174 staff will be sent home while a further 28 vacant posts previously advertised will now no longer be filled.
Regular sources, wishing to remain unnamed, have suggested that the financial woes at partner airline Etihad are responsible for the sudden downturn of fortunes, after the airline not just made profits in recent years but also collected awards and accolades, being named a 4 star airline by Skytrax.
Etihad’s strategic overreach and obvious failure to contain their loss making (ad)ventures with Air Berlin and Alitalia not only cost the former CEO his job – who walked out of his offices with a rich severance package – but is now spreading to innocent victim Air Seychelles, where the 174 affected will get little more than regulation severance, a pittance in comparison to those thought at the root of the problem.
Suggestions have gone as far as suggesting a well near conspiracy to let French airline JOON take over the Paris to Mahe route, which Air Seychelles successfully wrestled back from Etihad, cutting out the layover in Abu Dhabi which had upset and in part driven away passengers from France.
Said one regular source: ‘It now looks like someone in Etihad pulled the wool over our government officials head about the Paris route. When the direct flights from Mahe to Paris stop, the main beneficiary will be Etihad because they will then fly that traffic from Abu Dhabi to France. How anyone could have in his right mind granted landing rights to JOON on the same days as Air Seychelles was flying, now smells not only like a conspiracy against our national airline but if not that outright incompetence. France was well served with three weekly flights and ceding the route to a French low cost airline instead of flying the Creole Spirit to and from Paris is turning out to be a national disaster not unlike the government’s attempt to turn Assumption Island into a naval base for India. If Etihad had been more prudent in seeking partners in Europe, where they lost billions of Dollars, Air Seychelles could continue to prosper and not be turned from pride to shame. The brutal cutting of routes and the phasing out of the wide body fleet looks like it is a repeat of the Bram Steller fiasco who wanted to emasculate the airline and turn it into a one aircraft operator. This entire scenario will be heading to the national assembly and I hope they show the same guts like they did with Assumption Island where they said the deal is dead in the water and whatever agreement was made will not be ratified‘.
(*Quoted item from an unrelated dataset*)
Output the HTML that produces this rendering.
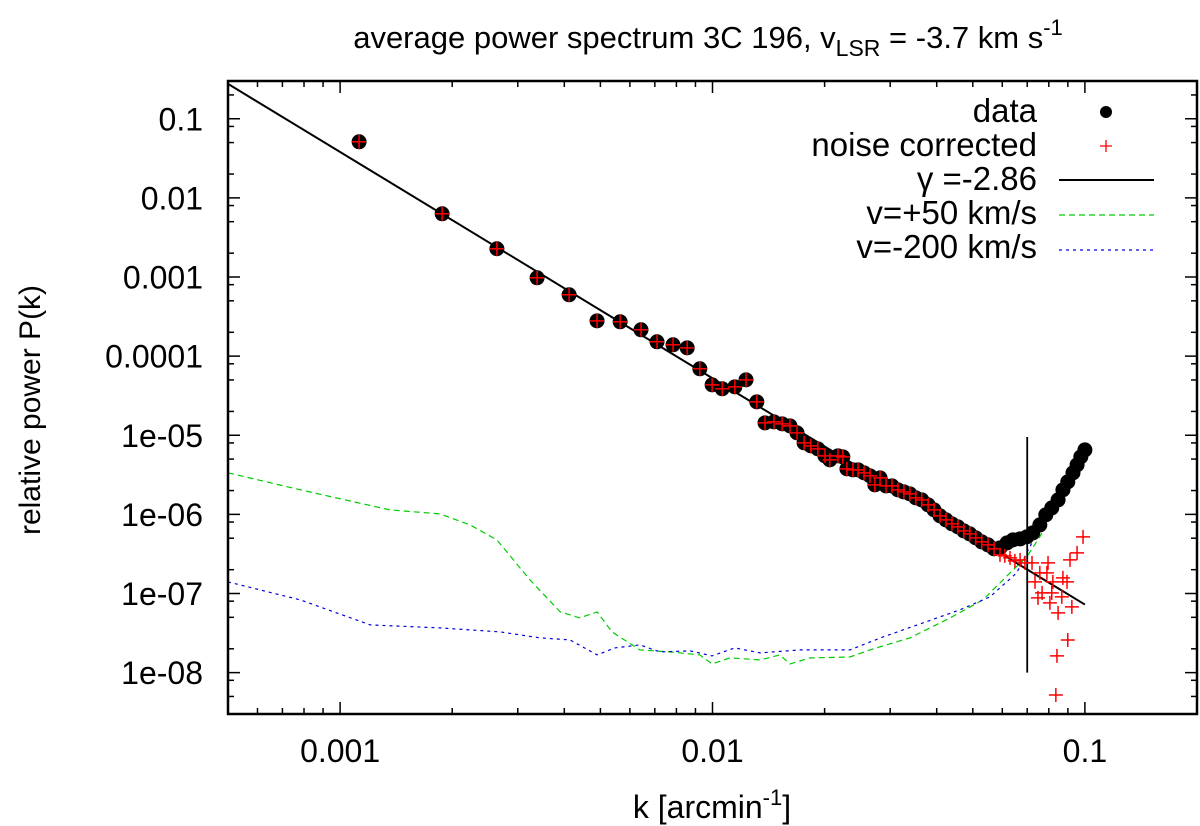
<!DOCTYPE html>
<html><head><meta charset="utf-8">
<style>
html,body{margin:0;padding:0;background:#fff;}
svg{display:block;font-family:"Liberation Sans",sans-serif;}
</style></head>
<body>
<svg id="chart" width="1200" height="826" viewBox="0 0 1200 826" xmlns="http://www.w3.org/2000/svg">
<text x="708" y="48" text-anchor="middle" font-size="31">average power spectrum 3C 196, v<tspan font-size="23" dy="8">LSR</tspan><tspan dy="-8"> = -3.7 km s</tspan><tspan font-size="22" dy="-13">-1</tspan></text>
<text transform="translate(40,410) rotate(-90)" text-anchor="middle" font-size="30">relative power P(k)</text>
<text x="712" y="818" text-anchor="middle" font-size="32">k [arcmin<tspan font-size="22" dy="-13">-1</tspan><tspan dy="13">]</tspan></text>
<g id="plot"></g>
<g id="legend"></g>
</svg>
<script>
// data (log10 values)
const dataLogK = [-2.949,-2.726,-2.579,-2.471,-2.385,-2.310,-2.248,-2.192,-2.149,-2.106,-2.068,-2.034,-2.001,-1.974,-1.940,-1.910,-1.881,
-1.859,-1.835,-1.813,-1.792,-1.773,-1.754,-1.736,-1.717,-1.698,-1.685,-1.663,-1.650,-1.639,-1.623,-1.609,-1.593,-1.577,-1.564,-1.550,-1.534,-1.518,-1.502,-1.486,-1.470,-1.454,-1.438,-1.421,-1.405,-1.389,-1.373,-1.357,-1.341,-1.325,-1.309,-1.293,-1.277,-1.260,-1.244,
-1.228,-1.209,-1.193,-1.174,-1.156,-1.140,-1.121,-1.105,-1.089,-1.072,-1.059,-1.046,-1.032,-1.021,-1.011,-1.000];
const dataLogP = [-1.291,-2.201,-2.643,-3.010,-3.225,-3.554,-3.566,-3.667,-3.819,-3.857,-3.895,-4.160,-4.363,-4.413,-4.388,-4.300,-4.578,
-4.843,-4.831,-4.856,-4.881,-4.970,-5.096,-5.134,-5.172,-5.260,-5.311,-5.260,-5.273,-5.425,-5.437,-5.437,-5.475,-5.513,-5.627,-5.539,-5.640,-5.640,-5.690,-5.716,-5.741,-5.791,-5.817,-5.880,-5.943,-6.019,-6.070,-6.120,-6.158,-6.209,-6.247,-6.297,-6.348,-6.386,-6.436,
-6.424,-6.360,-6.322,-6.310,-6.284,-6.234,-6.133,-6.006,-5.918,-5.817,-5.690,-5.589,-5.475,-5.374,-5.273,-5.185];
const sharedCount = 55;
const corrLogK = [-1.228,-1.215,-1.201,-1.188,-1.174,-1.161,-1.142,-1.134,-1.126,-1.121,-1.115,-1.102,-1.099,-1.094,-1.089,-1.086,-1.078,-1.075,-1.072,-1.062,-1.059,-1.048,-1.046,-1.040,-1.035,-1.021,-1.005];
const corrLogP = [-6.512,-6.525,-6.550,-6.588,-6.575,-6.613,-6.613,-6.853,-7.056,-6.740,-6.992,-6.740,-6.613,-7.119,-6.992,-6.853,-8.282,-7.789,-7.245,-7.043,-6.803,-6.853,-7.587,-6.575,-7.169,-6.487,-6.284];
const fitGamma = -2.86, fitLogA = -10.0, fitKMin = 0.0005, fitKMax = 0.1;
const greenLogK = [-3.301,-3.107,-2.866,-2.732,-2.651,-2.579,-2.490,-2.409,-2.356,-2.310,-2.270,-2.195,-2.114,-2.034,-2.001,-1.953,-1.872,-1.819,-1.792,-1.738,-1.631,-1.577,-1.470,-1.362,-1.274,-1.201,-1.156,-1.121,-1.086,-1.048,-1.005];
const greenLogP = [-5.475,-5.690,-5.943,-5.994,-6.133,-6.322,-6.828,-7.233,-7.308,-7.233,-7.485,-7.713,-7.738,-7.776,-7.890,-7.814,-7.839,-7.776,-7.890,-7.814,-7.802,-7.713,-7.561,-7.308,-7.081,-6.740,-6.537,-6.284,-5.981,-5.690,-5.185];
const blueLogK = [-3.301,-3.107,-2.919,-2.732,-2.570,-2.463,-2.383,-2.310,-2.262,-2.195,-2.141,-2.060,-2.001,-1.940,-1.872,-1.765,-1.631,-1.542,-1.435,-1.336,-1.255,-1.183,-1.148,-1.113,-1.067,-1.005];
const blueLogP = [-6.853,-7.081,-7.397,-7.435,-7.485,-7.561,-7.587,-7.776,-7.688,-7.650,-7.738,-7.726,-7.789,-7.688,-7.751,-7.713,-7.713,-7.549,-7.372,-7.207,-7.043,-6.740,-6.411,-6.107,-5.753,-5.185];
const cutK = 0.07, cutPTop = 9.5e-6, cutPBottom = 1e-8;
const xTickLabels = ["0.001","0.01","0.1"];
const xTickValues = [0.001,0.01,0.1];
const yTickLabels = ["0.1","0.01","0.001","0.0001","1e-05","1e-06","1e-07","1e-08"];
const yTickValues = [1e-1,1e-2,1e-3,1e-4,1e-5,1e-6,1e-7,1e-8];

const NS="http://www.w3.org/2000/svg";
const L=228,R=1197,T=81,B=714;
const xMin=Math.log10(0.0005), xMax=Math.log10(0.2);
const yMin=Math.log10(3e-9), yMax=Math.log10(0.3);
const xl=v=>L+(v-xMin)/(xMax-xMin)*(R-L);
const yl=v=>B-(v-yMin)/(yMax-yMin)*(B-T);
const X=k=>xl(Math.log10(k)), Y=p=>yl(Math.log10(p));
const plot=document.getElementById('plot');
const leg=document.getElementById('legend');
function mk(tag,attrs,parent){const e=document.createElementNS(NS,tag);for(const a in attrs)e.setAttribute(a,attrs[a]);(parent||plot).appendChild(e);return e;}

const defs=mk('defs',{});
const cp=mk('clipPath',{id:'clip'},defs);
mk('rect',{x:L,y:T,width:R-L,height:B-T},cp);

const tg=mk('g',{stroke:'#000','stroke-width':1.5});


for(let d=-4;d<=0;d++){for(let m=1;m<=9;m++){const v=d+Math.log10(m);if(v<xMin-1e-6||v>xMax+1e-6)continue;const x=xl(v);const len=m===1?12:6;
mk('line',{x1:x,y1:B,x2:x,y2:B-len},tg);mk('line',{x1:x,y1:T,x2:x,y2:T+len},tg);}}
for(let d=-9;d<=0;d++){for(const m of [1,2,5,8]){const v=d+Math.log10(m);if(v<yMin-1e-6||v>yMax+1e-6)continue;const y=yl(v);const len=m===1?12:6;
mk('line',{x1:L,y1:y,x2:L+len,y2:y},tg);mk('line',{x1:R,y1:y,x2:R-len,y2:y},tg);}}
xTickValues.forEach((v,i)=>{const t=mk('text',{x:X(v),y:B+48,'text-anchor':'middle','font-size':32});t.textContent=xTickLabels[i];

});
yTickValues.forEach((v,i)=>{const t=mk('text',{x:203,y:Y(v)+11.5,'text-anchor':'end','font-size':32});t.textContent=yTickLabels[i];

});

const cg=mk('g',{'clip-path':'url(#clip)'});
const path=(lk,lp)=>lk.map((k,i)=>(i?'L':'M')+xl(k).toFixed(1)+' '+yl(lp[i]).toFixed(1)).join(' ');
const gl=mk('path',{d:path(greenLogK,greenLogP),fill:'none',stroke:'#00cc00','stroke-width':1.2,'stroke-dasharray':'6,4'},cg);


const bl=mk('path',{d:path(blueLogK,blueLogP),fill:'none',stroke:'#0000dd','stroke-width':1.2,'stroke-dasharray':'3,4'},cg);


const fit=mk('line',{x1:X(fitKMin),y1:yl(fitLogA+fitGamma*Math.log10(fitKMin)),x2:X(fitKMax),y2:yl(fitLogA+fitGamma*Math.log10(fitKMax)),stroke:'#000','stroke-width':2},cg);


const cut=mk('line',{x1:X(cutK),y1:Y(cutPTop),x2:X(cutK),y2:Y(cutPBottom),stroke:'#000','stroke-width':1.8},cg);


dataLogK.forEach((k,i)=>{const c=mk('circle',{cx:xl(k),cy:yl(dataLogP[i]),r:7.5,fill:'#000'},cg);

});
function cross(x,y){const g=mk('path',{d:`M${x-7} ${y}H${x+7}M${x} ${y-7}V${y+7}`,stroke:'#ff0000','stroke-width':1.5,fill:'none'},cg);

}
for(let i=0;i<sharedCount;i++)cross(xl(dataLogK[i]),yl(dataLogP[i]));
corrLogK.forEach((k,i)=>cross(xl(k),yl(corrLogP[i])));

const fr=mk('rect',{x:L,y:T,width:R-L,height:B-T,fill:'none',stroke:'#000','stroke-width':2.5});



const rows=[["data",122],["noise corrected",156],["γ =-2.86 ",190],["v=+50 km/s",224],["v=-200 km/s",258]];
rows.forEach((r,i)=>{const t=mk('text',{x:1037,y:r[1],'text-anchor':'end','font-size':33},leg);t.textContent=r[0];

});
mk('circle',{cx:1106,cy:112,r:6,fill:'#000'},leg);
mk('path',{d:'M1100 146H1112M1106 140V152',stroke:'#ff0000','stroke-width':1.3},leg);
mk('line',{x1:1059,y1:180,x2:1154,y2:180,stroke:'#000','stroke-width':2},leg);
mk('line',{x1:1059,y1:215,x2:1154,y2:215,stroke:'#00cc00','stroke-width':1.2,'stroke-dasharray':'6,4'},leg);
mk('line',{x1:1059,y1:250,x2:1154,y2:250,stroke:'#0000dd','stroke-width':1.2,'stroke-dasharray':'3,4'},leg);
</script>
</body></html>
Similar sentiments were voiced to this correspondent from other sources too, every single one denouncing the decisions which led to the national airline being subjected to such drastic measures which apparently also includes the selling off of a DHC Twin Otter aircraft used on domestic services. ‘Those responsible at Etihad walked off scot free. Their entire business strategy was based on outdoing Emirates and they failed miserably. Now, their failures causes a backlash for our own national airline and that is simply not acceptable‘.
It is also understood that a government statement in parliament was rejected by all parties earlier in the week and summons issued for the responsible minister to return to the house with an alternative plan of action.